(Rows from a dataset of charts and code)
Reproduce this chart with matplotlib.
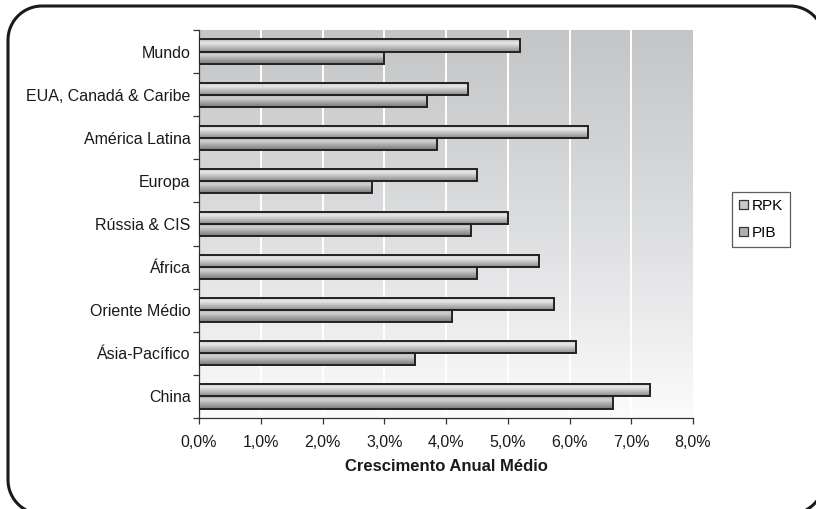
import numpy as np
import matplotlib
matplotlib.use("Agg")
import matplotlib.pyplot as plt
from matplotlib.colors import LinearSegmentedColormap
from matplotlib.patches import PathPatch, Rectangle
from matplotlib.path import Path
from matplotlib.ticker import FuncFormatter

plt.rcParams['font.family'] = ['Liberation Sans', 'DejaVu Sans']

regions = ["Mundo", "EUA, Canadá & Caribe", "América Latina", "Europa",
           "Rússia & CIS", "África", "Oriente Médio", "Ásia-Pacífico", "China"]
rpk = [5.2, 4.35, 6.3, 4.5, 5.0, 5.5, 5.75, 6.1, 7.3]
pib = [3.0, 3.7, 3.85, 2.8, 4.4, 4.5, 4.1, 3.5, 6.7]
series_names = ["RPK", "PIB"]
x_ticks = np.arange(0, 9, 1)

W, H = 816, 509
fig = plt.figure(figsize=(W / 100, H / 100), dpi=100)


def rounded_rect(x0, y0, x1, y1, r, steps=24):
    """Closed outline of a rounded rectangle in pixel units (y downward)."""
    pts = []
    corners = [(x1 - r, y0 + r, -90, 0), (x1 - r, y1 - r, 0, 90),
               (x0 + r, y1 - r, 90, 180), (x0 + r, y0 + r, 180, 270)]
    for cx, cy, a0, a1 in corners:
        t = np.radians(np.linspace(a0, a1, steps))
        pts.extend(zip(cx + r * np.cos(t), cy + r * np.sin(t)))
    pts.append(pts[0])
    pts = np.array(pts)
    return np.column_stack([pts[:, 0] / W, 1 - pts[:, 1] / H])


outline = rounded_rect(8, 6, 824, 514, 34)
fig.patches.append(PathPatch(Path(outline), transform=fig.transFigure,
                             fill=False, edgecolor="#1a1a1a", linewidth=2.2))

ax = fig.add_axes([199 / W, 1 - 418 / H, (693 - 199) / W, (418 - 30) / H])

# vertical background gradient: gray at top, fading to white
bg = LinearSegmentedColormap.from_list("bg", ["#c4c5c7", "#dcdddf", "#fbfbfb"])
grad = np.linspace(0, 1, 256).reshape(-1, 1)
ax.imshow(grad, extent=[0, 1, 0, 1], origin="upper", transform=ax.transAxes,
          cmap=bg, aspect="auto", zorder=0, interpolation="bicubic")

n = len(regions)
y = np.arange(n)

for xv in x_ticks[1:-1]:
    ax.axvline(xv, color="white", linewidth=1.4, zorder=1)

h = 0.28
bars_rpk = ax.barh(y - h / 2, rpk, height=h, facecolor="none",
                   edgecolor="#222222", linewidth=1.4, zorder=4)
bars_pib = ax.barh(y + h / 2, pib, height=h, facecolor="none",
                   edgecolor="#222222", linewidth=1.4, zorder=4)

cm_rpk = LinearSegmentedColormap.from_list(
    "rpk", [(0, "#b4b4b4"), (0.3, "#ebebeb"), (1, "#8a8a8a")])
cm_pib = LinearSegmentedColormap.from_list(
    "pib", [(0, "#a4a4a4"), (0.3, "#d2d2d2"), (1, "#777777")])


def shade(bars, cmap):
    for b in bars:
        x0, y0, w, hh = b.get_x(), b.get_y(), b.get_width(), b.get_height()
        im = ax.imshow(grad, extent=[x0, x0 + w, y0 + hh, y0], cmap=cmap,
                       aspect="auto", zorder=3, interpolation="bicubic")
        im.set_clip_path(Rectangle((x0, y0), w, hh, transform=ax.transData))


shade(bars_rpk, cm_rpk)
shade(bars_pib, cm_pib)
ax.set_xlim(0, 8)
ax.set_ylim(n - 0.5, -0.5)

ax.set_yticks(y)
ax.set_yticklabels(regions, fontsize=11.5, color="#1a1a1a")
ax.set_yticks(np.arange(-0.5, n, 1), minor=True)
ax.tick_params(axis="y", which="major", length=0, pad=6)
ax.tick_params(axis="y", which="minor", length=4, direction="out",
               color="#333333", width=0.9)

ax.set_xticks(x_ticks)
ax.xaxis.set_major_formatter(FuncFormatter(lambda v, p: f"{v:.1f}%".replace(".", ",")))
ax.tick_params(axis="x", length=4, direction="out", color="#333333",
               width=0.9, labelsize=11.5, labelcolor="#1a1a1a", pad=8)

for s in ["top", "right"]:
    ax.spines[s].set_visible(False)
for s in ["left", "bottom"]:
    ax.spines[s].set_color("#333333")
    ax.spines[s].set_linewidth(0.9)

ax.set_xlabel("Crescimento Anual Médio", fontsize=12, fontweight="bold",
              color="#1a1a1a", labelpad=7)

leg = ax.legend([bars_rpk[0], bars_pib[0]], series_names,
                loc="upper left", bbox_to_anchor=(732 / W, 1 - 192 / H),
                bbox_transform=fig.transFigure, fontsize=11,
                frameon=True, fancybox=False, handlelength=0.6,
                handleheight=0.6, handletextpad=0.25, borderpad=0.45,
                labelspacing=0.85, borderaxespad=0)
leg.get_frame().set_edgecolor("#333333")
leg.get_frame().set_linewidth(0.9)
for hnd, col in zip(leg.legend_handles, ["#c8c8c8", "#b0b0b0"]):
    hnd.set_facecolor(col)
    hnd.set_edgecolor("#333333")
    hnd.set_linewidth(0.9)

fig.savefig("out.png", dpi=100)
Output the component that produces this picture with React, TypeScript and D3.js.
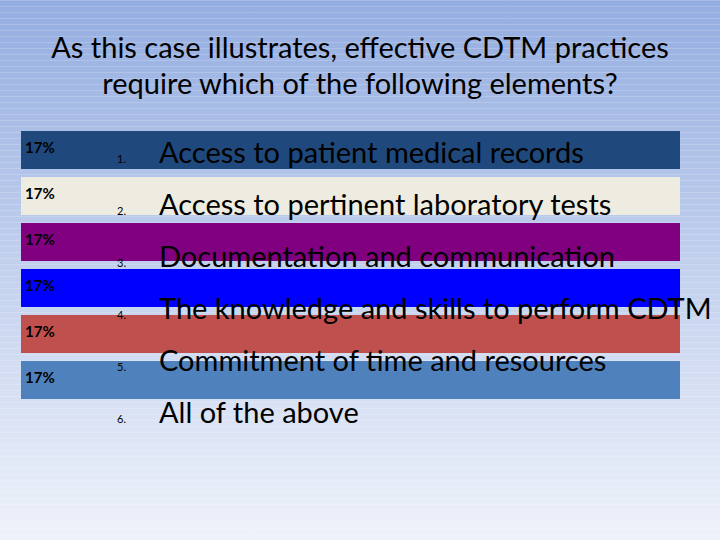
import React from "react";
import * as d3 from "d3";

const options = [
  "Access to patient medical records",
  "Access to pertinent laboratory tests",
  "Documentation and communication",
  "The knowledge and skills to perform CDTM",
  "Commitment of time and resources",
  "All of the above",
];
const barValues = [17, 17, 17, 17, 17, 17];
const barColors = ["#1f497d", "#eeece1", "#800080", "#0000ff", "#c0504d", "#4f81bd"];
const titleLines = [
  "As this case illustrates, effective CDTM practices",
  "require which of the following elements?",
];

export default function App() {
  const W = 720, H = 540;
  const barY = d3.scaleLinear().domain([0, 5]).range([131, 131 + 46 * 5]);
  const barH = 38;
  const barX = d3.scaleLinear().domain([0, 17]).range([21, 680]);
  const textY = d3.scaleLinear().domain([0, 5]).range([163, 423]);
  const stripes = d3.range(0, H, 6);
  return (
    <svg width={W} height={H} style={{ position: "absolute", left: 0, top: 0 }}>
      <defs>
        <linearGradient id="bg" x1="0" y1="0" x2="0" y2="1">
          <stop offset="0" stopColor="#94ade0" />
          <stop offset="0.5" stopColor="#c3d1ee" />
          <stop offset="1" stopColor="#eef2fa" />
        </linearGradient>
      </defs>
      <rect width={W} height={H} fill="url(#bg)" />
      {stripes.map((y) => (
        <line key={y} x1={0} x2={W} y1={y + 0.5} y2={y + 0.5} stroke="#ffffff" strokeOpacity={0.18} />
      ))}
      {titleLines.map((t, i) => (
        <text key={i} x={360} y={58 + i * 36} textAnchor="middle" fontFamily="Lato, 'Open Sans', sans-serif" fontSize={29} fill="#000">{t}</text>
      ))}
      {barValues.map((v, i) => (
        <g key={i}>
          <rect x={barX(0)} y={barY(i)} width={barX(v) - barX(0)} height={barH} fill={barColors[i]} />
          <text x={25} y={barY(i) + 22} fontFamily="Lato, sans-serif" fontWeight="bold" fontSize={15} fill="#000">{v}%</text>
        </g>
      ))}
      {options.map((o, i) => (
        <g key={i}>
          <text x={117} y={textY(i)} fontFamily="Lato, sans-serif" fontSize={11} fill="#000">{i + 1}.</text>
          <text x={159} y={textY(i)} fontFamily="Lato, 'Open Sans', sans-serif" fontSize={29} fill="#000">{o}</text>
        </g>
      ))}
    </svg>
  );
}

*INSTRUCTIONS TO FOLLOW*: Each entry gets copied exactly; the pictures stay out.

*PROBLEM SOLUTION*:
Reproduce this chart with matplotlib.
import numpy as np
import matplotlib
matplotlib.use("Agg")
import matplotlib.pyplot as plt
from matplotlib.colors import LinearSegmentedColormap
from matplotlib.patches import PathPatch, Rectangle
from matplotlib.path import Path
from matplotlib.ticker import FuncFormatter

plt.rcParams['font.family'] = ['Liberation Sans', 'DejaVu Sans']

regions = ["Mundo", "EUA, Canadá & Caribe", "América Latina", "Europa",
           "Rússia & CIS", "África", "Oriente Médio", "Ásia-Pacífico", "China"]
rpk = [5.2, 4.35, 6.3, 4.5, 5.0, 5.5, 5.75, 6.1, 7.3]
pib = [3.0, 3.7, 3.85, 2.8, 4.4, 4.5, 4.1, 3.5, 6.7]
series_names = ["RPK", "PIB"]
x_ticks = np.arange(0, 9, 1)

W, H = 816, 509
fig = plt.figure(figsize=(W / 100, H / 100), dpi=100)


def rounded_rect(x0, y0, x1, y1, r, steps=24):
    """Closed outline of a rounded rectangle in pixel units (y downward)."""
    pts = []
    corners = [(x1 - r, y0 + r, -90, 0), (x1 - r, y1 - r, 0, 90),
               (x0 + r, y1 - r, 90, 180), (x0 + r, y0 + r, 180, 270)]
    for cx, cy, a0, a1 in corners:
        t = np.radians(np.linspace(a0, a1, steps))
        pts.extend(zip(cx + r * np.cos(t), cy + r * np.sin(t)))
    pts.append(pts[0])
    pts = np.array(pts)
    return np.column_stack([pts[:, 0] / W, 1 - pts[:, 1] / H])


outline = rounded_rect(8, 6, 824, 514, 34)
fig.patches.append(PathPatch(Path(outline), transform=fig.transFigure,
                             fill=False, edgecolor="#1a1a1a", linewidth=2.2))

ax = fig.add_axes([199 / W, 1 - 418 / H, (693 - 199) / W, (418 - 30) / H])

# vertical background gradient: gray at top, fading to white
bg = LinearSegmentedColormap.from_list("bg", ["#c4c5c7", "#dcdddf", "#fbfbfb"])
grad = np.linspace(0, 1, 256).reshape(-1, 1)
ax.imshow(grad, extent=[0, 1, 0, 1], origin="upper", transform=ax.transAxes,
          cmap=bg, aspect="auto", zorder=0, interpolation="bicubic")

n = len(regions)
y = np.arange(n)

for xv in x_ticks[1:-1]:
    ax.axvline(xv, color="white", linewidth=1.4, zorder=1)

h = 0.28
bars_rpk = ax.barh(y - h / 2, rpk, height=h, facecolor="none",
                   edgecolor="#222222", linewidth=1.4, zorder=4)
bars_pib = ax.barh(y + h / 2, pib, height=h, facecolor="none",
                   edgecolor="#222222", linewidth=1.4, zorder=4)

cm_rpk = LinearSegmentedColormap.from_list(
    "rpk", [(0, "#b4b4b4"), (0.3, "#ebebeb"), (1, "#8a8a8a")])
cm_pib = LinearSegmentedColormap.from_list(
    "pib", [(0, "#a4a4a4"), (0.3, "#d2d2d2"), (1, "#777777")])


def shade(bars, cmap):
    for b in bars:
        x0, y0, w, hh = b.get_x(), b.get_y(), b.get_width(), b.get_height()
        im = ax.imshow(grad, extent=[x0, x0 + w, y0 + hh, y0], cmap=cmap,
                       aspect="auto", zorder=3, interpolation="bicubic")
        im.set_clip_path(Rectangle((x0, y0), w, hh, transform=ax.transData))


shade(bars_rpk, cm_rpk)
shade(bars_pib, cm_pib)
ax.set_xlim(0, 8)
ax.set_ylim(n - 0.5, -0.5)

ax.set_yticks(y)
ax.set_yticklabels(regions, fontsize=11.5, color="#1a1a1a")
ax.set_yticks(np.arange(-0.5, n, 1), minor=True)
ax.tick_params(axis="y", which="major", length=0, pad=6)
ax.tick_params(axis="y", which="minor", length=4, direction="out",
               color="#333333", width=0.9)

ax.set_xticks(x_ticks)
ax.xaxis.set_major_formatter(FuncFormatter(lambda v, p: f"{v:.1f}%".replace(".", ",")))
ax.tick_params(axis="x", length=4, direction="out", color="#333333",
               width=0.9, labelsize=11.5, labelcolor="#1a1a1a", pad=8)

for s in ["top", "right"]:
    ax.spines[s].set_visible(False)
for s in ["left", "bottom"]:
    ax.spines[s].set_color("#333333")
    ax.spines[s].set_linewidth(0.9)

ax.set_xlabel("Crescimento Anual Médio", fontsize=12, fontweight="bold",
              color="#1a1a1a", labelpad=7)

leg = ax.legend([bars_rpk[0], bars_pib[0]], series_names,
                loc="upper left", bbox_to_anchor=(732 / W, 1 - 192 / H),
                bbox_transform=fig.transFigure, fontsize=11,
                frameon=True, fancybox=False, handlelength=0.6,
                handleheight=0.6, handletextpad=0.25, borderpad=0.45,
                labelspacing=0.85, borderaxespad=0)
leg.get_frame().set_edgecolor("#333333")
leg.get_frame().set_linewidth(0.9)
for hnd, col in zip(leg.legend_handles, ["#c8c8c8", "#b0b0b0"]):
    hnd.set_facecolor(col)
    hnd.set_edgecolor("#333333")
    hnd.set_linewidth(0.9)

fig.savefig("out.png", dpi=100)
Output the component that produces this picture with React, TypeScript and D3.js.
import React from "react";
import * as d3 from "d3";

const options = [
  "Access to patient medical records",
  "Access to pertinent laboratory tests",
  "Documentation and communication",
  "The knowledge and skills to perform CDTM",
  "Commitment of time and resources",
  "All of the above",
];
const barValues = [17, 17, 17, 17, 17, 17];
const barColors = ["#1f497d", "#eeece1", "#800080", "#0000ff", "#c0504d", "#4f81bd"];
const titleLines = [
  "As this case illustrates, effective CDTM practices",
  "require which of the following elements?",
];

export default function App() {
  const W = 720, H = 540;
  const barY = d3.scaleLinear().domain([0, 5]).range([131, 131 + 46 * 5]);
  const barH = 38;
  const barX = d3.scaleLinear().domain([0, 17]).range([21, 680]);
  const textY = d3.scaleLinear().domain([0, 5]).range([163, 423]);
  const stripes = d3.range(0, H, 6);
  return (
    <svg width={W} height={H} style={{ position: "absolute", left: 0, top: 0 }}>
      <defs>
        <linearGradient id="bg" x1="0" y1="0" x2="0" y2="1">
          <stop offset="0" stopColor="#94ade0" />
          <stop offset="0.5" stopColor="#c3d1ee" />
          <stop offset="1" stopColor="#eef2fa" />
        </linearGradient>
      </defs>
      <rect width={W} height={H} fill="url(#bg)" />
      {stripes.map((y) => (
        <line key={y} x1={0} x2={W} y1={y + 0.5} y2={y + 0.5} stroke="#ffffff" strokeOpacity={0.18} />
      ))}
      {titleLines.map((t, i) => (
        <text key={i} x={360} y={58 + i * 36} textAnchor="middle" fontFamily="Lato, 'Open Sans', sans-serif" fontSize={29} fill="#000">{t}</text>
      ))}
      {barValues.map((v, i) => (
        <g key={i}>
          <rect x={barX(0)} y={barY(i)} width={barX(v) - barX(0)} height={barH} fill={barColors[i]} />
          <text x={25} y={barY(i) + 22} fontFamily="Lato, sans-serif" fontWeight="bold" fontSize={15} fill="#000">{v}%</text>
        </g>
      ))}
      {options.map((o, i) => (
        <g key={i}>
          <text x={117} y={textY(i)} fontFamily="Lato, sans-serif" fontSize={11} fill="#000">{i + 1}.</text>
          <text x={159} y={textY(i)} fontFamily="Lato, 'Open Sans', sans-serif" fontSize={29} fill="#000">{o}</text>
        </g>
      ))}
    </svg>
  );
}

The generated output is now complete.